═══ AVAILABLE DATA ═══

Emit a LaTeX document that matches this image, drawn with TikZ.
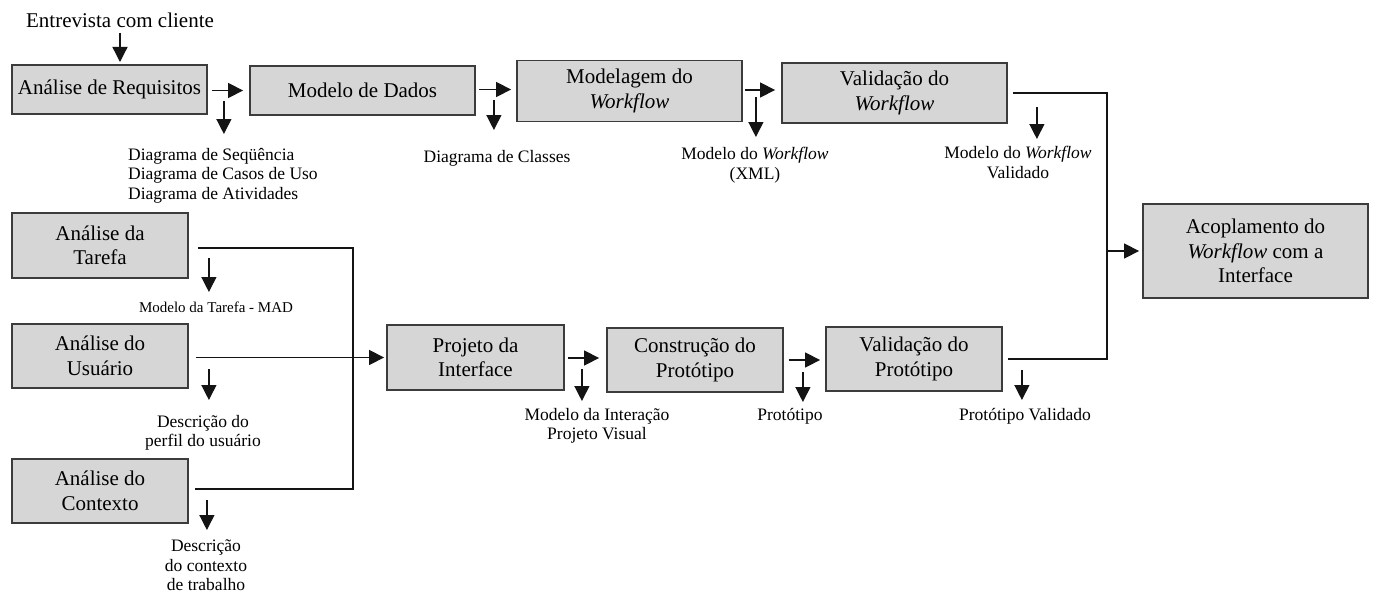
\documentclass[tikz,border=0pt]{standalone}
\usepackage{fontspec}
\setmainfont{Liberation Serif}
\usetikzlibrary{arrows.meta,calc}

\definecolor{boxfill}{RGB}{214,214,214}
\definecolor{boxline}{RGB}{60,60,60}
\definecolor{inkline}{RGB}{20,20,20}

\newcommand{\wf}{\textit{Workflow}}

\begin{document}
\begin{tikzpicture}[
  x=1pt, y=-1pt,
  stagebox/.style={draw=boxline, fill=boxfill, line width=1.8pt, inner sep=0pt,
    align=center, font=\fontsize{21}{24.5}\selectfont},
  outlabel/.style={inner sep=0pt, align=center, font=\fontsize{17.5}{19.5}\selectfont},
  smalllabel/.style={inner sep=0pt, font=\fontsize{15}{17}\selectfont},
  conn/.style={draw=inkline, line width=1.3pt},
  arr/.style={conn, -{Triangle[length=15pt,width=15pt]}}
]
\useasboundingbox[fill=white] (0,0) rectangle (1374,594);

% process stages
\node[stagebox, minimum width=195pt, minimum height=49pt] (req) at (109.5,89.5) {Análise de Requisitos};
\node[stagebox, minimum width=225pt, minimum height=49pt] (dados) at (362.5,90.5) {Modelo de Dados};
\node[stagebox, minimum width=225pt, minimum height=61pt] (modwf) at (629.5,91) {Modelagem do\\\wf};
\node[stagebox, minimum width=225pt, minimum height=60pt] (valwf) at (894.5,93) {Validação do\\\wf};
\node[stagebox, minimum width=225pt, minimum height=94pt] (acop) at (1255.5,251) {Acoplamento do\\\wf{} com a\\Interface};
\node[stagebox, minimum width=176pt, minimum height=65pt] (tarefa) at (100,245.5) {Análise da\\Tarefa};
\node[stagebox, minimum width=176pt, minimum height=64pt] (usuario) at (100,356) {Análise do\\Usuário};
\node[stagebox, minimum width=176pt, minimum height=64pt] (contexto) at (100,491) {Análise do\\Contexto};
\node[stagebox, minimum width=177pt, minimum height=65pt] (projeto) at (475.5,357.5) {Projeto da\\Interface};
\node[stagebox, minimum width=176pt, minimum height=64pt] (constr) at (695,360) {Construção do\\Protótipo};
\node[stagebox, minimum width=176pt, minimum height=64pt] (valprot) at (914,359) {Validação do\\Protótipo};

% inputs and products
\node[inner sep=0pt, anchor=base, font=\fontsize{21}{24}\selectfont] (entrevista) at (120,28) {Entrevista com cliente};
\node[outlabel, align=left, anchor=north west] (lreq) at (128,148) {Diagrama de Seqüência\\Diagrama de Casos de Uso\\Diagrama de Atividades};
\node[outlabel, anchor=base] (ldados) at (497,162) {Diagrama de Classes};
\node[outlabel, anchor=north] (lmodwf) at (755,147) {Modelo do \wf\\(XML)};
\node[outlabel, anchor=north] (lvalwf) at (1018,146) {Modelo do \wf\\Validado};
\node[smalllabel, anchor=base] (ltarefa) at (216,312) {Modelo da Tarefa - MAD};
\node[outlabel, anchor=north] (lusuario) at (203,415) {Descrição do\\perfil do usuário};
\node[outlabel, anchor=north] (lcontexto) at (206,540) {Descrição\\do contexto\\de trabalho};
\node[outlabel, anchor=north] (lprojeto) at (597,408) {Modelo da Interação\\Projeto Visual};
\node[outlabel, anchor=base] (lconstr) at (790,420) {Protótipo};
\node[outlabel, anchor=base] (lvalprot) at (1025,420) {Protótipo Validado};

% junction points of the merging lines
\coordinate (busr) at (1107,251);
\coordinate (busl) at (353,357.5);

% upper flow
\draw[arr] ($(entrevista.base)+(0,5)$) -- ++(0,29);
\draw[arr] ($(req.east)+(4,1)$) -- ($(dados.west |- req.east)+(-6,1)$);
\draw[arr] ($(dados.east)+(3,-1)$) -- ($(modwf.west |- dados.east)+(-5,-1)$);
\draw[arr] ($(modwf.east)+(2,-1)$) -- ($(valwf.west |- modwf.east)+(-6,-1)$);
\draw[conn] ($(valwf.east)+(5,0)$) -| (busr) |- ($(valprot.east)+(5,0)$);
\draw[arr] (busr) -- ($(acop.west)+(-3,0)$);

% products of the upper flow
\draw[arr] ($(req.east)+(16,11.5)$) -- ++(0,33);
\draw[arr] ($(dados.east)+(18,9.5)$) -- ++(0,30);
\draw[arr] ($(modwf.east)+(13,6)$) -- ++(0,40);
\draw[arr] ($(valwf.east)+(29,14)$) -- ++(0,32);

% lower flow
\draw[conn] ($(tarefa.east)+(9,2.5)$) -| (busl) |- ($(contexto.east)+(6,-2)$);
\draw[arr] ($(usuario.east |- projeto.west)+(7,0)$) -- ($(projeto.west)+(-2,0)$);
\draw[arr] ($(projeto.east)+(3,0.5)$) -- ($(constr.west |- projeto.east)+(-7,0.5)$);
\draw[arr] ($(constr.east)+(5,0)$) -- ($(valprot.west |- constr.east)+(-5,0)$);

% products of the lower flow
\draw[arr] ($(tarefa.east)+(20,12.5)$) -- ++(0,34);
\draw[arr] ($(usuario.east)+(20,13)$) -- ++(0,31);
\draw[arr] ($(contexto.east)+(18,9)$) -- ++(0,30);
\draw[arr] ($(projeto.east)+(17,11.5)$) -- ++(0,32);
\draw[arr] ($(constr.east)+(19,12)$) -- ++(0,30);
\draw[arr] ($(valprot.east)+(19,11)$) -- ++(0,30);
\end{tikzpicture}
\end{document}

═══

→ **STATED TASK**
Transcribe each line above verbatim, with the pictures left out.

→ **WRITTEN ANSWER**
Emit a LaTeX document that matches this image, drawn with TikZ.
\documentclass[tikz,border=0pt]{standalone}
\usepackage{fontspec}
\setmainfont{Liberation Serif}
\usetikzlibrary{arrows.meta,calc}

\definecolor{boxfill}{RGB}{214,214,214}
\definecolor{boxline}{RGB}{60,60,60}
\definecolor{inkline}{RGB}{20,20,20}

\newcommand{\wf}{\textit{Workflow}}

\begin{document}
\begin{tikzpicture}[
  x=1pt, y=-1pt,
  stagebox/.style={draw=boxline, fill=boxfill, line width=1.8pt, inner sep=0pt,
    align=center, font=\fontsize{21}{24.5}\selectfont},
  outlabel/.style={inner sep=0pt, align=center, font=\fontsize{17.5}{19.5}\selectfont},
  smalllabel/.style={inner sep=0pt, font=\fontsize{15}{17}\selectfont},
  conn/.style={draw=inkline, line width=1.3pt},
  arr/.style={conn, -{Triangle[length=15pt,width=15pt]}}
]
\useasboundingbox[fill=white] (0,0) rectangle (1374,594);

% process stages
\node[stagebox, minimum width=195pt, minimum height=49pt] (req) at (109.5,89.5) {Análise de Requisitos};
\node[stagebox, minimum width=225pt, minimum height=49pt] (dados) at (362.5,90.5) {Modelo de Dados};
\node[stagebox, minimum width=225pt, minimum height=61pt] (modwf) at (629.5,91) {Modelagem do\\\wf};
\node[stagebox, minimum width=225pt, minimum height=60pt] (valwf) at (894.5,93) {Validação do\\\wf};
\node[stagebox, minimum width=225pt, minimum height=94pt] (acop) at (1255.5,251) {Acoplamento do\\\wf{} com a\\Interface};
\node[stagebox, minimum width=176pt, minimum height=65pt] (tarefa) at (100,245.5) {Análise da\\Tarefa};
\node[stagebox, minimum width=176pt, minimum height=64pt] (usuario) at (100,356) {Análise do\\Usuário};
\node[stagebox, minimum width=176pt, minimum height=64pt] (contexto) at (100,491) {Análise do\\Contexto};
\node[stagebox, minimum width=177pt, minimum height=65pt] (projeto) at (475.5,357.5) {Projeto da\\Interface};
\node[stagebox, minimum width=176pt, minimum height=64pt] (constr) at (695,360) {Construção do\\Protótipo};
\node[stagebox, minimum width=176pt, minimum height=64pt] (valprot) at (914,359) {Validação do\\Protótipo};

% inputs and products
\node[inner sep=0pt, anchor=base, font=\fontsize{21}{24}\selectfont] (entrevista) at (120,28) {Entrevista com cliente};
\node[outlabel, align=left, anchor=north west] (lreq) at (128,148) {Diagrama de Seqüência\\Diagrama de Casos de Uso\\Diagrama de Atividades};
\node[outlabel, anchor=base] (ldados) at (497,162) {Diagrama de Classes};
\node[outlabel, anchor=north] (lmodwf) at (755,147) {Modelo do \wf\\(XML)};
\node[outlabel, anchor=north] (lvalwf) at (1018,146) {Modelo do \wf\\Validado};
\node[smalllabel, anchor=base] (ltarefa) at (216,312) {Modelo da Tarefa - MAD};
\node[outlabel, anchor=north] (lusuario) at (203,415) {Descrição do\\perfil do usuário};
\node[outlabel, anchor=north] (lcontexto) at (206,540) {Descrição\\do contexto\\de trabalho};
\node[outlabel, anchor=north] (lprojeto) at (597,408) {Modelo da Interação\\Projeto Visual};
\node[outlabel, anchor=base] (lconstr) at (790,420) {Protótipo};
\node[outlabel, anchor=base] (lvalprot) at (1025,420) {Protótipo Validado};

% junction points of the merging lines
\coordinate (busr) at (1107,251);
\coordinate (busl) at (353,357.5);

% upper flow
\draw[arr] ($(entrevista.base)+(0,5)$) -- ++(0,29);
\draw[arr] ($(req.east)+(4,1)$) -- ($(dados.west |- req.east)+(-6,1)$);
\draw[arr] ($(dados.east)+(3,-1)$) -- ($(modwf.west |- dados.east)+(-5,-1)$);
\draw[arr] ($(modwf.east)+(2,-1)$) -- ($(valwf.west |- modwf.east)+(-6,-1)$);
\draw[conn] ($(valwf.east)+(5,0)$) -| (busr) |- ($(valprot.east)+(5,0)$);
\draw[arr] (busr) -- ($(acop.west)+(-3,0)$);

% products of the upper flow
\draw[arr] ($(req.east)+(16,11.5)$) -- ++(0,33);
\draw[arr] ($(dados.east)+(18,9.5)$) -- ++(0,30);
\draw[arr] ($(modwf.east)+(13,6)$) -- ++(0,40);
\draw[arr] ($(valwf.east)+(29,14)$) -- ++(0,32);

% lower flow
\draw[conn] ($(tarefa.east)+(9,2.5)$) -| (busl) |- ($(contexto.east)+(6,-2)$);
\draw[arr] ($(usuario.east |- projeto.west)+(7,0)$) -- ($(projeto.west)+(-2,0)$);
\draw[arr] ($(projeto.east)+(3,0.5)$) -- ($(constr.west |- projeto.east)+(-7,0.5)$);
\draw[arr] ($(constr.east)+(5,0)$) -- ($(valprot.west |- constr.east)+(-5,0)$);

% products of the lower flow
\draw[arr] ($(tarefa.east)+(20,12.5)$) -- ++(0,34);
\draw[arr] ($(usuario.east)+(20,13)$) -- ++(0,31);
\draw[arr] ($(contexto.east)+(18,9)$) -- ++(0,30);
\draw[arr] ($(projeto.east)+(17,11.5)$) -- ++(0,32);
\draw[arr] ($(constr.east)+(19,12)$) -- ++(0,30);
\draw[arr] ($(valprot.east)+(19,11)$) -- ++(0,30);
\end{tikzpicture}
\end{document}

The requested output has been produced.